Not every marriage between two “Christians”
is a marriage between two believers.
And that difference…
changes everything.
Remember there is Christianity that is just religion. A checkbox we tick when filling out forms that require that information.
I read 1 Corinthians chapter 7 again recently.
And it gave me something hard to swallow...
Apostle Paul is very direct.
“To the married I COMMAND, yet not I but THE LORD… a wife is not to depart from her husband… and a husband is not to divorce his wife.”
It wasn't a suggestion.
It was a command.
Then he makes room for something real.
Separation.
“If she does depart… let her remain unmarried or be reconciled.”
Which means Scripture is not naïve.
It recognizes that things can get difficult or tense.
Even unbearable at times.
So space may happen.
But even in that space…
the direction is still reconciliation.
And this is where the weight of it landed again.
Because when you read this in full context…
it becomes clear:
This is speaking to believers.
Not just by label.
Believers by life.
People who carry the Spirit of God.
People who are willing to be corrected.
People who don’t just hear the Word… but yield to it.
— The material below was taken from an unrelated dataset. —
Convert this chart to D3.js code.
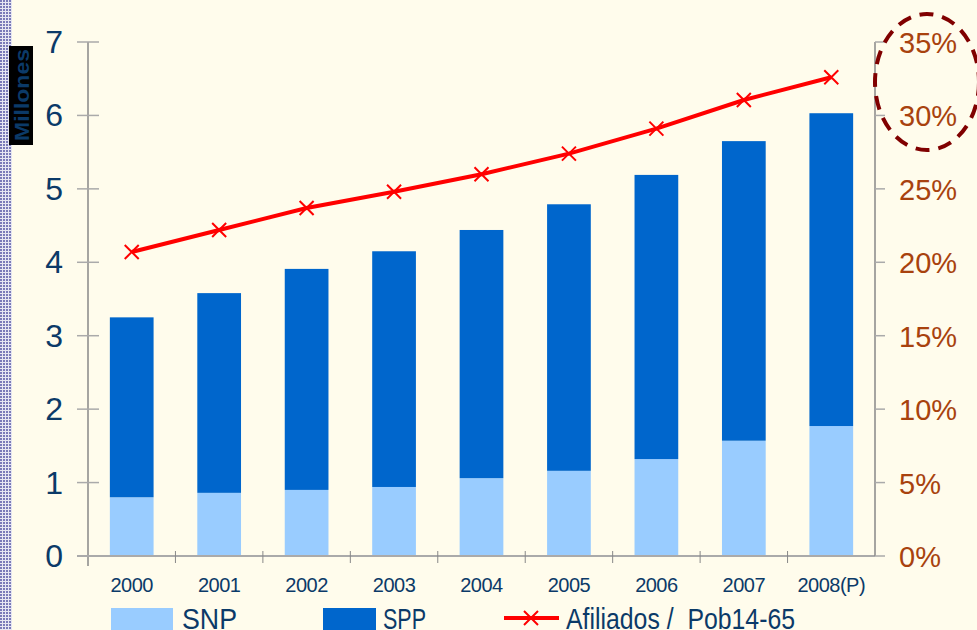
<!DOCTYPE html>
<html lang="es">
<head>
<meta charset="utf-8">
<title>Afiliados SNP / SPP</title>
<script src="https://d3js.org/d3.v7.min.js"></script>
<style>
  body { margin:0; background:#FFFCEC; }
  svg { display:block; font-family:Arial, "Liberation Sans", sans-serif; }
</style>
</head>
<body>
<svg width="977" height="630"></svg>
<script>
// data
var years = ["2000","2001","2002","2003","2004","2005","2006","2007","2008(P)"];
var snp = [0.80, 0.86, 0.90, 0.94, 1.06, 1.16, 1.32, 1.57, 1.77];
var spp = [2.45, 2.72, 3.01, 3.21, 3.38, 3.63, 3.87, 4.08, 4.26];
var ratio = [20.7, 22.2, 23.7, 24.8, 26.0, 27.4, 29.1, 31.05, 32.6];
var leftTicks = [0,1,2,3,4,5,6,7];
var rightTicks = [0,5,10,15,20,25,30,35];

var svg = d3.select("svg");
var pLeft = 88, pRight = 875, pTop = 42, pBottom = 556;

// patterned strip at the left edge
var defs = svg.append("defs");
var pat = defs.append("pattern").attr("id","grid").attr("width",3).attr("height",3)
  .attr("patternUnits","userSpaceOnUse");
pat.append("rect").attr("width",3).attr("height",3).attr("fill","#E6E6F2");
pat.append("rect").attr("width",2).attr("height",2).attr("fill","#7A7AB8");
svg.append("rect").attr("x",0).attr("y",0).attr("width",12).attr("height",630).attr("fill","url(#grid)");

var x = d3.scaleBand().domain(years).range([pLeft, pRight]).paddingInner(0.5).paddingOuter(0.25);
var xb = d3.scaleBand().domain(years).range([pLeft, pRight]);
var y = d3.scaleLinear().domain([0,7]).range([pBottom, pTop]);
var y2 = d3.scaleLinear().domain([0,35]).range([pBottom, pTop]);

// bars
var g = svg.append("g");
g.selectAll(".snp").data(years).enter().append("rect")
  .attr("x", function(d){ return x(d); })
  .attr("width", x.bandwidth())
  .attr("y", function(d,i){ return y(snp[i]); })
  .attr("height", function(d,i){ return pBottom - y(snp[i]); })
  .attr("fill","#99CCFF");
g.selectAll(".spp").data(years).enter().append("rect")
  .attr("x", function(d){ return x(d); })
  .attr("width", x.bandwidth())
  .attr("y", function(d,i){ return y(snp[i] + spp[i]); })
  .attr("height", function(d,i){ return y(snp[i]) - y(snp[i] + spp[i]); })
  .attr("fill","#0066CC");

// left axis
var axL = svg.append("g");
axL.append("line").attr("x1",pLeft).attr("x2",pLeft).attr("y1",pTop).attr("y2",pBottom+10)
  .attr("stroke","#888").attr("stroke-width",1.5);
axL.selectAll(".t").data(leftTicks).enter().append("line")
  .attr("x1",pLeft-11).attr("x2",pLeft+11)
  .attr("y1",function(d){ return y(d); }).attr("y2",function(d){ return y(d); })
  .attr("stroke","#AAA").attr("stroke-width",1.5);
axL.selectAll("text").data(leftTicks).enter().append("text")
  .attr("x",63).attr("y",function(d){ return y(d) + 11; })
  .attr("text-anchor","end").attr("font-size",32).attr("fill","#0B3A68")
  .text(function(d){ return d; });

// x axis
svg.append("line").attr("x1",pLeft-11).attr("x2",pRight).attr("y1",pBottom).attr("y2",pBottom)
  .attr("stroke","#AAA").attr("stroke-width",2);
svg.selectAll(".xt").data(years.slice(1)).enter().append("line")
  .attr("x1",function(d){ return xb(d); }).attr("x2",function(d){ return xb(d); })
  .attr("y1",pBottom-5).attr("y2",pBottom+7)
  .attr("stroke","#888").attr("stroke-width",1);
svg.selectAll(".xl").data(years).enter().append("text")
  .attr("x",function(d){ return x(d) + x.bandwidth()/2; }).attr("y",592)
  .attr("text-anchor","middle").attr("font-size",20).attr("fill","#0B3A68")
  .attr("letter-spacing",-0.5)
  .text(function(d){ return d; });

// right axis
var axR = svg.append("g");
axR.append("line").attr("x1",pRight).attr("x2",pRight).attr("y1",pTop).attr("y2",pBottom)
  .attr("stroke","#888").attr("stroke-width",1.5);
axR.selectAll(".t").data(rightTicks).enter().append("line")
  .attr("x1",pRight).attr("x2",pRight+10)
  .attr("y1",function(d){ return y2(d); }).attr("y2",function(d){ return y2(d); })
  .attr("stroke","#AAA").attr("stroke-width",1.5);
axR.selectAll("text").data(rightTicks).enter().append("text")
  .attr("x",899).attr("y",function(d){ return y2(d) + 11; })
  .attr("font-size",29).attr("fill","#A8420E")
  .text(function(d){ return d + "%"; });

// line series
var line = d3.line()
  .x(function(d,i){ return x(years[i]) + x.bandwidth()/2; })
  .y(function(d){ return y2(d); });
svg.append("path").datum(ratio).attr("d",line)
  .attr("fill","none").attr("stroke","#FF0000").attr("stroke-width",4);
var m = 7;
var marks = svg.selectAll(".mk").data(ratio).enter().append("g")
  .attr("transform",function(d,i){ return "translate(" + (x(years[i]) + x.bandwidth()/2) + "," + y2(d) + ")"; });
marks.append("path").attr("d","M"+(-m)+","+(-m)+"L"+m+","+m+"M"+(-m)+","+m+"L"+m+","+(-m))
  .attr("stroke","#FF0000").attr("stroke-width",2);

// dashed circle highlight
svg.append("ellipse").attr("cx",927).attr("cy",82).attr("rx",52).attr("ry",68)
  .attr("fill","none").attr("stroke","#800000").attr("stroke-width",4)
  .attr("stroke-dasharray","14,9");

// y title
svg.append("rect").attr("x",9).attr("y",46).attr("width",24).attr("height",99).attr("fill","#000");
svg.append("text").attr("transform","translate(29,95) rotate(-90)")
  .attr("text-anchor","middle").attr("font-size",21).attr("font-weight","bold")
  .attr("textLength",92).attr("lengthAdjust","spacingAndGlyphs")
  .attr("fill","#0B3A68").text("Millones");

// legend
var lg = svg.append("g");
lg.append("rect").attr("x",111).attr("y",608).attr("width",62).attr("height",24).attr("fill","#99CCFF");
lg.append("text").attr("x",182).attr("y",629).attr("font-size",30)
  .attr("textLength",55).attr("lengthAdjust","spacingAndGlyphs")
  .attr("fill","#0B3A68").text("SNP");
lg.append("rect").attr("x",323).attr("y",608).attr("width",53).attr("height",24).attr("fill","#0066CC");
lg.append("text").attr("x",383).attr("y",629).attr("font-size",30)
  .attr("textLength",43).attr("lengthAdjust","spacingAndGlyphs")
  .attr("fill","#0B3A68").text("SPP");
lg.append("line").attr("x1",504).attr("x2",559).attr("y1",618).attr("y2",618)
  .attr("stroke","#FF0000").attr("stroke-width",4);
lg.append("path").attr("d","M524,611L538,625M524,625L538,611").attr("stroke","#FF0000").attr("stroke-width",2);
lg.append("text").attr("x",566).attr("y",629).attr("font-size",30)
  .attr("textLength",229).attr("lengthAdjust","spacingAndGlyphs")
  .attr("fill","#0B3A68").attr("xml:space","preserve").text("Afiliados /  Pob14-65");
</script>
</body>
</html>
People who are not trying to win arguments… but please God.
Because if both people are truly submitted to God…
things cannot remain the same.
It may not happen overnight.
It may not be perfect.
But directionally.
- Conviction becomes active.
- Pride gets challenged.
- Apologies become possible.
- Growth becomes necessary.
Not because the other spouse demands it…
but because God does.
So what's the difference between a Christian by religion and a believer in Christ Jesus?
One is identity by association.
The other is transformation by submission.
2 Corinthians 3:18 talks about being transformed…
“from glory to glory.”
Someone living that kind of life cannot stay rigid.
They cannot stay defensive.
They cannot stay unwilling to change.
So when two people are truly living under that reality…
divorce is not the natural outcome.
Not because marriage is always easy…
but because both people are being shaped by something higher than themselves.
Even when things break…
they don’t stay broken.
Even when separation happens…
it is not the end goal.
Because reconciliation is not just about feelings.
It’s about alignment.
With God.
With truth.
With what is right.
But when that alignment is missing…
everything changes.
Because now you are not just dealing with conflict…
you are dealing with resistance to transformation.
And that’s why Paul addresses the situation of an unbelieving spouse.
Because not everyone is operating from the same foundation.
So the question is not just about marriage.
It’s also about foundation.
Because two people can be in the same house…
attend the same church…
use the same language…
and still not be building from the same place.
And when the foundation is different…
the outcomes will be different.
A deep question for a Christian couple to ask each other is:
“Are we BOTH truly yielded to God?”
Because marriage between two people who are genuinely surrendered to God…
may not be perfect.
But it is not directionless.
It bends.
It adjusts.
It convicts.
It grows.
And even when it breaks in places…
there is something within both people
that keeps pulling it back toward what is right.
👣 Be Better. 💛 Love Better. 🙌🏾 Do Better. 💍Marriage Works.